Flexible-year positions of nine (9) months are available as an alternative to 12-month positions for departments who wish to make more efficient use of personnel service resources during summer periods of decreased activity. Such positions are dependent upon operational and staffing needs as well as available funding.
Any Regular Classified Staff position may be designated as a flexible-year position with the concurrence of the appropriate dean, director, or department head. Such a position may not be converted, however, unless it is vacant or the current incumbent consents. Positions will be converted to flexible-year positions by written notification to Systems Control from the appropriate dean, director, or department head. Such notification will include a Flex-Year Agreement signed by the current incumbent of the position.
The department may reconvert a flexible-year position to a 12-month position at any time upon reasonable notice to the current incumbent. The current incumbent shall have the opportunity to accept the 12-month position or be placed on layoff status (see Layoff/Reduction in Force).

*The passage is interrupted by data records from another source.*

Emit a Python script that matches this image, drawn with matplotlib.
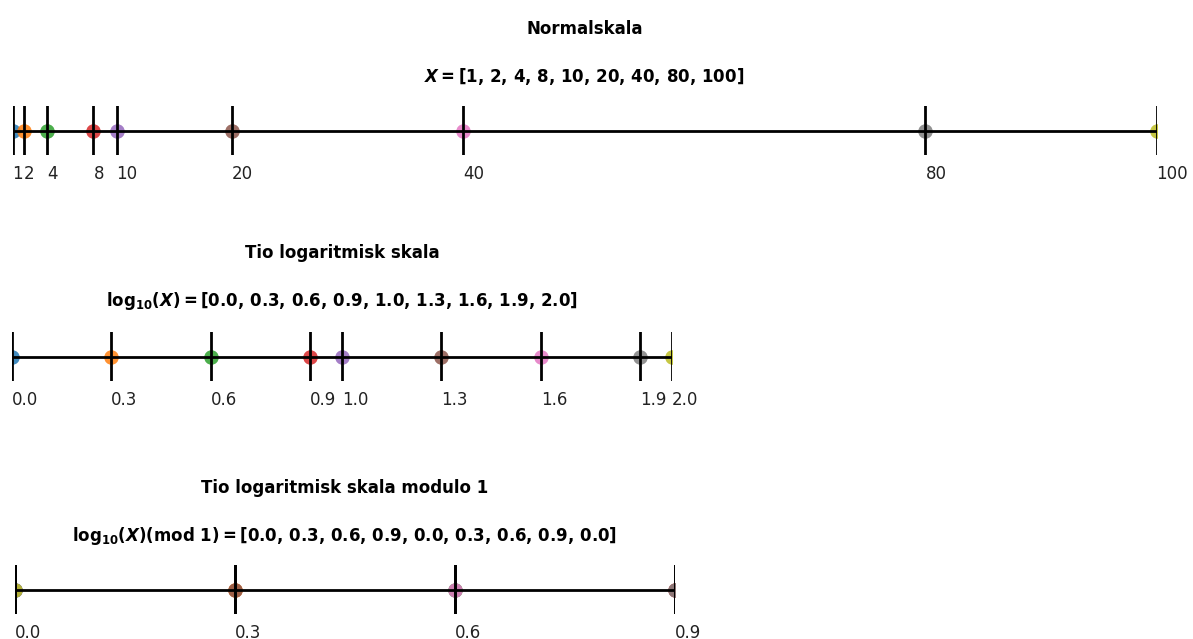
import matplotlib
matplotlib.use("Agg")
import matplotlib.pyplot as plt

# Data
x_values = [1, 2, 4, 8, 10, 20, 40, 80, 100]
log_values = [0.0, 0.301, 0.602, 0.903, 1.0, 1.301, 1.602, 1.903, 2.0]
mod_values = [0.0, 0.301, 0.602, 0.903, 0.0, 0.301, 0.602, 0.903, 0.0]

x_labels = ["1", "2", "4", "8", "10", "20", "40", "80", "100"]
log_labels = ["0.0", "0.3", "0.6", "0.9", "1.0", "1.3", "1.6", "1.9", "2.0"]
mod_ticks = [0.0, 0.301, 0.602, 0.903]
mod_labels = ["0.0", "0.3", "0.6", "0.9"]

titles = [
    r"Normalskala" "\n\n" r"$\boldsymbol{X}\mathbf{=}$[1, 2, 4, 8, 10, 20, 40, 80, 100]",
    r"Tio logaritmisk skala" "\n\n" r"$\mathbf{log_{10}(}\boldsymbol{X}\mathbf{)=}$[0.0, 0.3, 0.6, 0.9, 1.0, 1.3, 1.6, 1.9, 2.0]",
    r"Tio logaritmisk skala modulo 1" "\n\n" r"$\mathbf{log_{10}(}\boldsymbol{X}\mathbf{)}$(mod 1)$\mathbf{=}$[0.0, 0.3, 0.6, 0.9, 0.0, 0.3, 0.6, 0.9, 0.0]",
]
pads = [17, 19, 17]

colors = plt.rcParams['axes.prop_cycle'].by_key()['color']

W, H = 1193, 639
fig = plt.figure(figsize=(W / 100, H / 100), dpi=100)

def add_ax(left, right, top, bottom):
    return fig.add_axes([left / W, (H - bottom) / H, (right - left) / W, (bottom - top) / H])

ax1 = add_ax(12.5, 1156.5, 106, 155)
ax2 = add_ax(12, 672, 332, 381)
ax3 = add_ax(15, 675, 565, 614)

configs = [
    (ax1, x_values, x_values, x_labels),
    (ax2, log_values, log_values, log_labels),
    (ax3, mod_values, mod_ticks, mod_labels),
]

for i, (ax, vals, ticks, labels) in enumerate(configs):
    for j, v in enumerate(vals):
        ax.scatter([v], [0], s=110, color=colors[j % len(colors)], alpha=0.85, zorder=2, linewidths=0)
    for v in vals:
        ax.axvline(v, color='black', lw=2, zorder=3)
    ax.axhline(0, color='black', lw=2, zorder=3)
    ax.set_xlim(min(vals), max(vals))
    ax.set_ylim(-1, 1)
    ax.set_xticks(ticks)
    ax.set_xticklabels(labels, ha='left', fontsize=12)
    ax.tick_params(axis='x', bottom=False, colors='#222222')
    ax.set_yticks([])
    for sp in ax.spines.values():
        sp.set_visible(False)
    ax.set_title(titles[i], fontsize=12, fontweight='bold', pad=pads[i], linespacing=1.33)

fig.savefig("out.png", dpi=100)
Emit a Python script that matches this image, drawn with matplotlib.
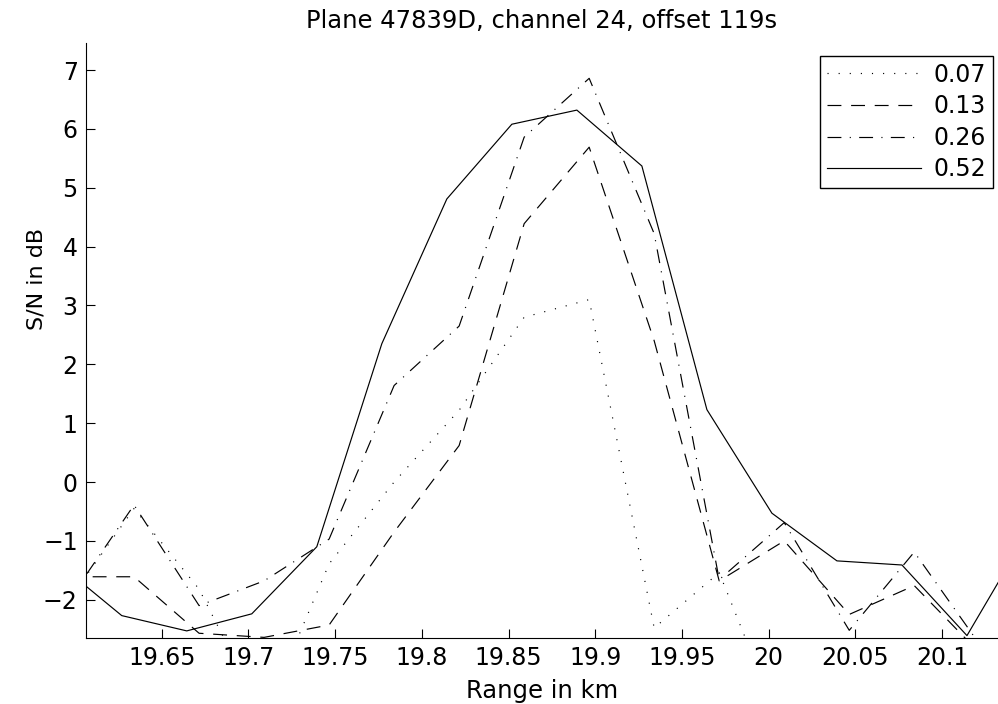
import matplotlib
matplotlib.use("Agg")
import matplotlib.pyplot as plt

plt.rcParams['font.family'] = ['DejaVu Sans']
plt.rcParams['lines.scale_dashes'] = False

# range samples (km) - the 0.52 curve is sampled on a shifted grid
range_a = [19.5965, 19.634, 19.6715, 19.709, 19.7465, 19.784, 19.8215, 19.859,
           19.8965, 19.934, 19.9715, 20.009, 20.0465, 20.084, 20.1215]
range_b = [19.5894, 19.6269, 19.6644, 19.7019, 19.7394, 19.7769, 19.8144, 19.8519,
           19.8894, 19.9269, 19.9644, 20.0019, 20.0394, 20.0769, 20.1144, 20.1519]

snr_007 = [-2.0, -0.45, -1.82, -4.0, -1.39, 0.0, 1.22, 2.80, 3.10, -2.48, -1.54, -4.3]
snr_013 = [-1.61, -1.61, -2.57, -2.64, -2.43, -0.85, 0.62, 4.39, 5.69, 2.4, -1.68,
           -1.0, -2.25, -1.76, -2.9]
snr_026 = [-2.0, -0.39, -2.1, -1.68, -0.97, 1.64, 2.65, 5.86, 6.86, 4.22, -1.66,
           -0.69, -2.52, -1.19, -2.75]
snr_052 = [-1.36, -2.27, -2.53, -2.24, -1.10, 2.35, 4.81, 6.08, 6.32, 5.37, 1.23,
           -0.53, -1.34, -1.41, -2.61, -0.73]

xticks = [19.65, 19.7, 19.75, 19.8, 19.85, 19.9, 19.95, 20.0, 20.05, 20.1]
xtick_labels = ['19.65', '19.7', '19.75', '19.8', '19.85', '19.9', '19.95', '20', '20.05', '20.1']
yticks = [-2, -1, 0, 1, 2, 3, 4, 5, 6, 7]

fig = plt.figure(figsize=(9.98, 7.04), dpi=100)
ax = fig.add_axes([0.0862, 0.0938, 0.9138, 0.8451])

lw = 0.85
ax.plot(range_a[:len(snr_007)], snr_007, color='black', lw=lw, linestyle=(0, (0.8, 7.2)), label='0.07')
ax.plot(range_a, snr_013, color='black', lw=lw, linestyle=(0, (10, 7)), label='0.13')
ax.plot(range_a, snr_026, color='black', lw=lw, linestyle=(0, (10, 6, 0.8, 6)), label='0.26')
ax.plot(range_b, snr_052, color='black', lw=lw, linestyle='-', label='0.52')

ax.set_xlim(19.6063, 20.1323)
ax.set_ylim(-2.65, 7.46)
ax.set_xticks(xticks)
ax.set_xticklabels(xtick_labels)
ax.set_yticks(yticks)

ax.spines['top'].set_visible(False)
ax.spines['right'].set_visible(False)
ax.tick_params(direction='in', length=6.5, width=0.8, labelsize=17, pad=6)

ax.set_title('Plane 47839D, channel 24, offset 119s', fontsize=17.5, pad=11)
ax.set_xlabel('Range in km', fontsize=17.5, labelpad=6)
ax.set_ylabel('S/N in dB', fontsize=16)
ax.yaxis.set_label_coords(-0.043, 0.603)

leg = ax.legend(loc='upper right', bbox_to_anchor=(0.994, 0.978), borderaxespad=0,
                fontsize=17, handlelength=4.0, handletextpad=0.5, labelspacing=0.32,
                borderpad=0.28, fancybox=False, framealpha=1, edgecolor='black')
leg.get_frame().set_linewidth(1.0)

fig.savefig('out.png', dpi=100)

The work and non-work periods of flexible-year positions will always correspond with the beginning and end of the academic year.
Classified Staff employees in flexible-year positions who have not completed their probationary period by the beginning of the non-work period must complete their probation when they return to work. Employees in flexible-year positions will be paid in accordance with existing University pay policies and procedures for academic-year positions and will receive 20 paychecks per year.
The University will continue to pay the employer's share of benefits/insurance costs while the employee is in a non-work status.
While in a non-work status, the employee:
- shall not accrue annual or sick leave;
- shall not be eligible to use annual or sick leave accruals;
- shall not be eligible for holiday compensation; and
- shall not be eligible for unemployment compensation.
Deductions for insurance coverage during the summer months of a year shall be taken from all paychecks during the Spring semester that have a voluntary benefit deduction.
Employees who do not return to work during the first pay period of the academic year shall have their insurance programs canceled effective the last day of the pay period for which they had pre-paid a premium, which is the pay period that immediately precedes the start of the academic year.
Service credit for retirement purposes would be earned in accordance with the rules and regulations of the Arizona State Retirement System.